La storia si può scrivere anche con le bollicine, ha un’effervescenza tutta particolare, che racconta la passione, il lavoro, alla fine il riscatto, la conquista del rispetto, la cancellazione di quel diminutivo svilente: prosecchino. Trent’anni sono tanti o pochi per una rivincita? Di certo da lì bisogna partire. Da tre date.
Anno 1919,
Antonio Franco fonda le
Cantine Franco a Valdobbiadene, paese famoso per l’uva prosecco (o glera) da cui si ricava il vino omonimo. Anno 1983,
l’azienda è cresciuta col figlio
Nino, ma è il nipote
Primo a pensare/volere/imbottigliare un prosecco uguale, però diverso. Simile ad altri, nel senso che andava realizzato “alla vecchia maniera”, «eravamo molto bravi a produrlo, quel primo settembre 1983 assaggiammo una bottiglia del 1956, era perfetta. Ci veniva naturale avere un risultato di qualità». Ma sarebbe dovuto essere un vino anche diverso, perché il tentativo era quello di differenziare quell’etichetta dai tanti prosecchini andanti, piacevoli ma disprezzati dai ristoranti che contano, confinati nel
giro d’ombre di paese o poco più. Popolari, esportati? Pur sempre frizzantini da osteria.

Primo Franco, con la moglie Annalisa e la figlia Silvia, nella cantina della Nino Franco di Valdobbiadene, l'azienda che ha riscattato il prosecco dalla cattiva fama di vinello da osteria
Terza data: oggi.
Primo Franco si leva in piedi e non trattiene l’orgoglio: 30 vendemmie dopo, lui ora 67enne può dire d’avercela fatta.

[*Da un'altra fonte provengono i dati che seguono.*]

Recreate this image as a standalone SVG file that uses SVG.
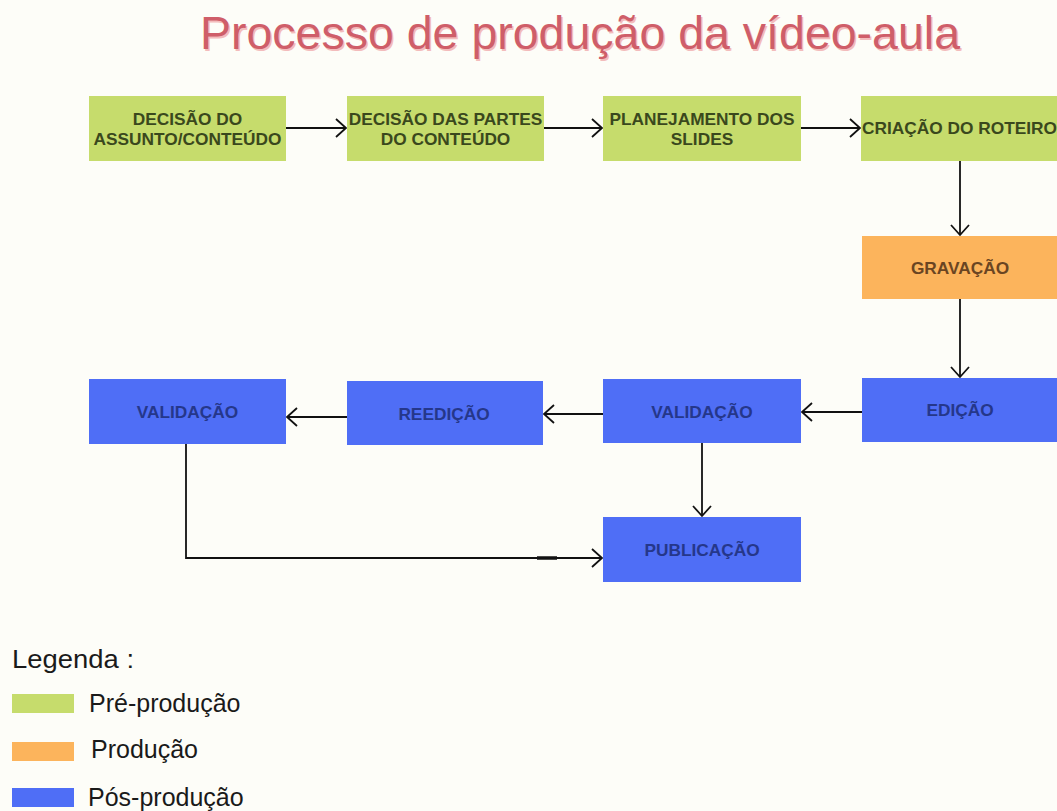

Il prosecco che porta il suo nome «non è più il fratello minore del vino», spiega l’amico di sempre
Giuseppe Meregalli. Al contrario, ha tracciato una nuova via sulla base d’un progetto «in cui la natura è importante, poi serve anche la mano dell’uomo» e la sua intelligenza, poiché presuppone una chiara visione di cosa si deve fare, a iniziare dalla stessa etichetta, ricalcata su quella della bottiglia del ’56, ma che per prima ha riportato l’annata e la firma del produttore. Millesimare e metterci la faccia, insomma, come si trattasse di grandi champagne o bollicine illustri, in mezzo ai quali peraltro il
Valdobbiadene Prosecco Superiore Docg Primo Franco sta a proprio agio, è appena entrato anche nella prima edizione di
Champagne & sparkling wine world championships di
Tom Stevenson.

"Esito" della degustazione monzese celebrativa dei 30 anni del Valdobbiadene Prosecco Superiore Docg Primo Franco: da destra, le sei bottiglie di altrettante annate (la prima ha il "collo d'oro" delle 30 vendemnmie), mentre a sinistra due chicche aggiuntive: il Valdobbiadene Prosecco Superiore Docg Vigneto della Riva di San Floriano 2013 e il Grave di Stecca Brut 2013, entrambe etichette pluiripremiate
I trent’anni sono dunque festa e celebrazione di una «passione messa in bottiglia», chiosa
Meregalli, a capo dell’omonimo
gruppo leader nella commercializzazione dei vini e nella cui sede monzese si è tenuta una bella verticale di sei annate del Primo Franco (2013, 2003, 2000, 1997, 1995, 1992), sorprendenti per la capacità di riflettere, con stile unitario (poca acidità, più struttura e meno profumi, grande longevità), le circostanze di produzione, quanta pioggia bagnò i grappoli e quanto sole li riscaldò, «raccontano come è cambiato il vino, come sono cambiate le vigne e la cantina. Di come siamo mutati noi stessi: un’evoluzione splendida, eccezionale, entusiasmante».
L’entusiasmo, ecco, «la gioia di poter tramandare» la chiama Primo Franco, che s’accende quando racconta di quel nuovo terreno che ha individuato e potrà affittare da metà ottobre, «ha ceppi vecchissimi, non ne ho mai trovati di così grossi e tutti insieme, non vedo l’ora di poter capire cosa potrò farne, l’attuale proprietario ne ricava un prosecchino, da noi si dice dar na caramella al musso, non si rende conto delle potenzialità…». Sorride, ingolosito, fiero, tenace capitano d’azienda: questo prosecco che si chiama come lui ha un’anima, ed è la sua.